--- START Recorded information ---

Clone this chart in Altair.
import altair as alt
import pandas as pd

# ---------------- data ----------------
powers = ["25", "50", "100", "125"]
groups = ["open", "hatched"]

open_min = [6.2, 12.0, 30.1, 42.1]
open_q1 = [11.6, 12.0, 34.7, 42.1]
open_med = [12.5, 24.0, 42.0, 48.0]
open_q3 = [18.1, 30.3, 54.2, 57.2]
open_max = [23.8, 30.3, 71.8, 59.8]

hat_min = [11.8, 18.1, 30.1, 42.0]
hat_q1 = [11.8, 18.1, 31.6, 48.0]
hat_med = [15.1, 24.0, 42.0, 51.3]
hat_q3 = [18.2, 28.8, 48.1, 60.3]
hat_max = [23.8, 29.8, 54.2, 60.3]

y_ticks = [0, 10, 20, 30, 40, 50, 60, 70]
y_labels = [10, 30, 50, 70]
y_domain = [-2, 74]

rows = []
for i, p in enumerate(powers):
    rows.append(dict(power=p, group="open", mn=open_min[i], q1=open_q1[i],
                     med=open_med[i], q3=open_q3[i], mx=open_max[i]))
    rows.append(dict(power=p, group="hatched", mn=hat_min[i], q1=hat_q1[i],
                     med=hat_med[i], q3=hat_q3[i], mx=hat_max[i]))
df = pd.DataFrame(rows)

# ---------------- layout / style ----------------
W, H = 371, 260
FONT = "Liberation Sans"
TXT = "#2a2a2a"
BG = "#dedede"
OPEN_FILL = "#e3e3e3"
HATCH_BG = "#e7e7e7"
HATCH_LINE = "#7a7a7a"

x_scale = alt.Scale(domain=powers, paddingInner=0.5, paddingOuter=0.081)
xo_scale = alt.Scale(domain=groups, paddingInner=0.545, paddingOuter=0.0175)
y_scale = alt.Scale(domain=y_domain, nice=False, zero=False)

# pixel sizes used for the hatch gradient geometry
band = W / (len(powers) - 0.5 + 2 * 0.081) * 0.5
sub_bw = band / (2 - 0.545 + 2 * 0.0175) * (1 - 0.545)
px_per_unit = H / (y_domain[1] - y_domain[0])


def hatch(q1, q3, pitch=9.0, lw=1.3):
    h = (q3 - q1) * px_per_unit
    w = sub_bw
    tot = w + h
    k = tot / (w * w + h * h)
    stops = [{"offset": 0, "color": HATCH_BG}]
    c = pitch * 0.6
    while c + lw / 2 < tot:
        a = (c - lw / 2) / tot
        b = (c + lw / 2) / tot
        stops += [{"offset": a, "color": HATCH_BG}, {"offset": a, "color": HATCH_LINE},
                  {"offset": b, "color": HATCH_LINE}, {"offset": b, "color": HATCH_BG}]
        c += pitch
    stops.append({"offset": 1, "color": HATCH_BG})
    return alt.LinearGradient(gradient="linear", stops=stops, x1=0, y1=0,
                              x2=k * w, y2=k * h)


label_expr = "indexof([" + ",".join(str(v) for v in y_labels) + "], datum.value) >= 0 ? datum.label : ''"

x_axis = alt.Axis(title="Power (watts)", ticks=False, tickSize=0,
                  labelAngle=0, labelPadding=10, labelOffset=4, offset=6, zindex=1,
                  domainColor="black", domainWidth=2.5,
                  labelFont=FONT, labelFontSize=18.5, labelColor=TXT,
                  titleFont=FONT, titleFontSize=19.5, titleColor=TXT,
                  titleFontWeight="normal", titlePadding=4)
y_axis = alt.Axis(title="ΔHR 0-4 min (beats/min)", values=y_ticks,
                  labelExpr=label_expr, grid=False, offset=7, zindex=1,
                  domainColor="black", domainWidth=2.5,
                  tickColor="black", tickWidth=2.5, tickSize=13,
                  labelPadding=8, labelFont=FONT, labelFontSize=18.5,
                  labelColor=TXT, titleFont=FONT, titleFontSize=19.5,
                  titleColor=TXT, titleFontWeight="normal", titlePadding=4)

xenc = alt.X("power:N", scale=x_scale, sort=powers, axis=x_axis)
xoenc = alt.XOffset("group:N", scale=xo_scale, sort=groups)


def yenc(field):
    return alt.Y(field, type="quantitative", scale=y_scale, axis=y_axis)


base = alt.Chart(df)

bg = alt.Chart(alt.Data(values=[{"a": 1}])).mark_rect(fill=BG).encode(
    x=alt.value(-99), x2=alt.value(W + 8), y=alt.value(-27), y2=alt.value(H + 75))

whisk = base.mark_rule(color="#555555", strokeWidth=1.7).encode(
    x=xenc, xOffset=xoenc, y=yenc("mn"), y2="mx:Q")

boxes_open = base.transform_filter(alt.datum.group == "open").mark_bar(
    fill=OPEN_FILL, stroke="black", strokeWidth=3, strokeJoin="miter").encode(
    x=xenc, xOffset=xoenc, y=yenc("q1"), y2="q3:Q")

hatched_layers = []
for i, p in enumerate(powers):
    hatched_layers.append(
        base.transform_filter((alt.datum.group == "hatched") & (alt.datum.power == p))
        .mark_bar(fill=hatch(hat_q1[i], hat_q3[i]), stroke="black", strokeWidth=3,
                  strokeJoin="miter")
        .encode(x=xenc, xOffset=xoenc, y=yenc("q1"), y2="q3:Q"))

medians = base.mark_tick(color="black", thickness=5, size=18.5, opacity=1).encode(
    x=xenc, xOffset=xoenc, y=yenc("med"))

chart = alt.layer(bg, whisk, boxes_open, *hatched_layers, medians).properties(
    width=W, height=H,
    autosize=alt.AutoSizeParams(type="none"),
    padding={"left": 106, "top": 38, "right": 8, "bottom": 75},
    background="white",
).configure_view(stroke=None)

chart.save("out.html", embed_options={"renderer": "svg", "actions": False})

--- END Recorded information ---
--- START Recorded information ---

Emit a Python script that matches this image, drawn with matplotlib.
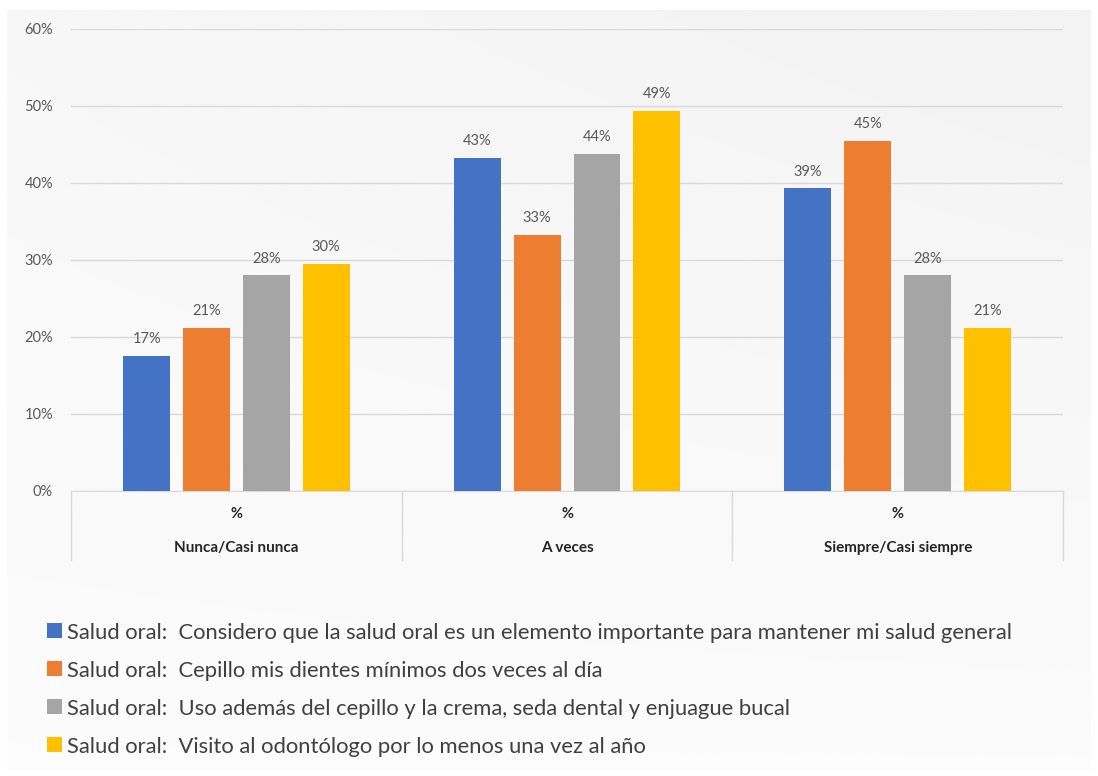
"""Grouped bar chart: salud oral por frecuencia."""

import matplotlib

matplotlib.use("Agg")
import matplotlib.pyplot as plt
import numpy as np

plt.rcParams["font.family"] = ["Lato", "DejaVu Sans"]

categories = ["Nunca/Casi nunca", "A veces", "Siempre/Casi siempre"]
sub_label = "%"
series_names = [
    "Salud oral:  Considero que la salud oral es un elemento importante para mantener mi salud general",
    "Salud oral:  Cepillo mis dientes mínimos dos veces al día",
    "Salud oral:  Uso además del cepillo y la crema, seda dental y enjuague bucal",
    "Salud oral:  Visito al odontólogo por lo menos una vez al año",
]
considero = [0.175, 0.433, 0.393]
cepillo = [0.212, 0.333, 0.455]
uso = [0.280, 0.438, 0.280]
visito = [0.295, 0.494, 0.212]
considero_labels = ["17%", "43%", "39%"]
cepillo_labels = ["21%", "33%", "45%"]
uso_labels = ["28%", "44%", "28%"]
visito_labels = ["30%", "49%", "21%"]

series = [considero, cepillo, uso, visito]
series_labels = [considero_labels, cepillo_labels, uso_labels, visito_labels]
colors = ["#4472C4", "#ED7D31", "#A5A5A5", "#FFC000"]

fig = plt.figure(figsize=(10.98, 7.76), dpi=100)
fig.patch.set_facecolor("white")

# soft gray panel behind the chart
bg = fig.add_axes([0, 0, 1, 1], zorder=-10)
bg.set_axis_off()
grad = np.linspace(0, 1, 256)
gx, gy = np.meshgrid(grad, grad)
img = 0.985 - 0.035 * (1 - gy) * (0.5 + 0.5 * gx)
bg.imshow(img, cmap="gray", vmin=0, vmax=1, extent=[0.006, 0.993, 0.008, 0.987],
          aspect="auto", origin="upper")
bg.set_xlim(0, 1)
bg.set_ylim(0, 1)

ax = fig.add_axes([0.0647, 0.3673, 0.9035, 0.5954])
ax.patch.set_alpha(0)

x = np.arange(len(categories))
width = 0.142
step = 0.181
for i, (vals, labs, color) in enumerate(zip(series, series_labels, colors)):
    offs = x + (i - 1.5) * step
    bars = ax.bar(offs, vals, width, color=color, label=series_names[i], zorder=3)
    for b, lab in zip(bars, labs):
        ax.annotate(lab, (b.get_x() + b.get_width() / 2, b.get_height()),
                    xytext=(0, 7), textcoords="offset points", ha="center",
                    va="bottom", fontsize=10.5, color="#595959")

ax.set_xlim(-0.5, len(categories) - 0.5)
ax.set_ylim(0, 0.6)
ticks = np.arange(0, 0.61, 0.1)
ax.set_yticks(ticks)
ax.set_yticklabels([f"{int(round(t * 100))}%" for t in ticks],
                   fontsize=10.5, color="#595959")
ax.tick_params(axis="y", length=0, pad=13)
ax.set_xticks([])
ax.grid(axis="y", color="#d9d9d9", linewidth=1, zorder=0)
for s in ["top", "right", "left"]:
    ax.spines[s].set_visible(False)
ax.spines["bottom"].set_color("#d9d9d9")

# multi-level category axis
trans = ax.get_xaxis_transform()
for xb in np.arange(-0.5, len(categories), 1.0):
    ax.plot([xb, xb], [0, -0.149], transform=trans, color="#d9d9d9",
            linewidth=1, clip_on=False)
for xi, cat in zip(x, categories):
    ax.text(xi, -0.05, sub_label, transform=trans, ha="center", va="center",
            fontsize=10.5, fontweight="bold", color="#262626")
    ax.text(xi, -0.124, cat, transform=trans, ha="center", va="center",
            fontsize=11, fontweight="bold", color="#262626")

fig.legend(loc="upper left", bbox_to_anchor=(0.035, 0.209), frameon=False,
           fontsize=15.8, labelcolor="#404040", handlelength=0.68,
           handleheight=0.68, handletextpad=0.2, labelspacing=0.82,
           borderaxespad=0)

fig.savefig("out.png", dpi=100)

--- END Recorded information ---

_Task details_
Nothing but the lines from the one containing "Emit a Python" through the one containing "bg.set_ylim(0, 1)" should be echoed, each exactly as it stands; pictures are excluded.

_Solution to the exercise_
Emit a Python script that matches this image, drawn with matplotlib.
"""Grouped bar chart: salud oral por frecuencia."""

import matplotlib

matplotlib.use("Agg")
import matplotlib.pyplot as plt
import numpy as np

plt.rcParams["font.family"] = ["Lato", "DejaVu Sans"]

categories = ["Nunca/Casi nunca", "A veces", "Siempre/Casi siempre"]
sub_label = "%"
series_names = [
    "Salud oral:  Considero que la salud oral es un elemento importante para mantener mi salud general",
    "Salud oral:  Cepillo mis dientes mínimos dos veces al día",
    "Salud oral:  Uso además del cepillo y la crema, seda dental y enjuague bucal",
    "Salud oral:  Visito al odontólogo por lo menos una vez al año",
]
considero = [0.175, 0.433, 0.393]
cepillo = [0.212, 0.333, 0.455]
uso = [0.280, 0.438, 0.280]
visito = [0.295, 0.494, 0.212]
considero_labels = ["17%", "43%", "39%"]
cepillo_labels = ["21%", "33%", "45%"]
uso_labels = ["28%", "44%", "28%"]
visito_labels = ["30%", "49%", "21%"]

series = [considero, cepillo, uso, visito]
series_labels = [considero_labels, cepillo_labels, uso_labels, visito_labels]
colors = ["#4472C4", "#ED7D31", "#A5A5A5", "#FFC000"]

fig = plt.figure(figsize=(10.98, 7.76), dpi=100)
fig.patch.set_facecolor("white")

# soft gray panel behind the chart
bg = fig.add_axes([0, 0, 1, 1], zorder=-10)
bg.set_axis_off()
grad = np.linspace(0, 1, 256)
gx, gy = np.meshgrid(grad, grad)
img = 0.985 - 0.035 * (1 - gy) * (0.5 + 0.5 * gx)
bg.imshow(img, cmap="gray", vmin=0, vmax=1, extent=[0.006, 0.993, 0.008, 0.987],
          aspect="auto", origin="upper")
bg.set_xlim(0, 1)
bg.set_ylim(0, 1)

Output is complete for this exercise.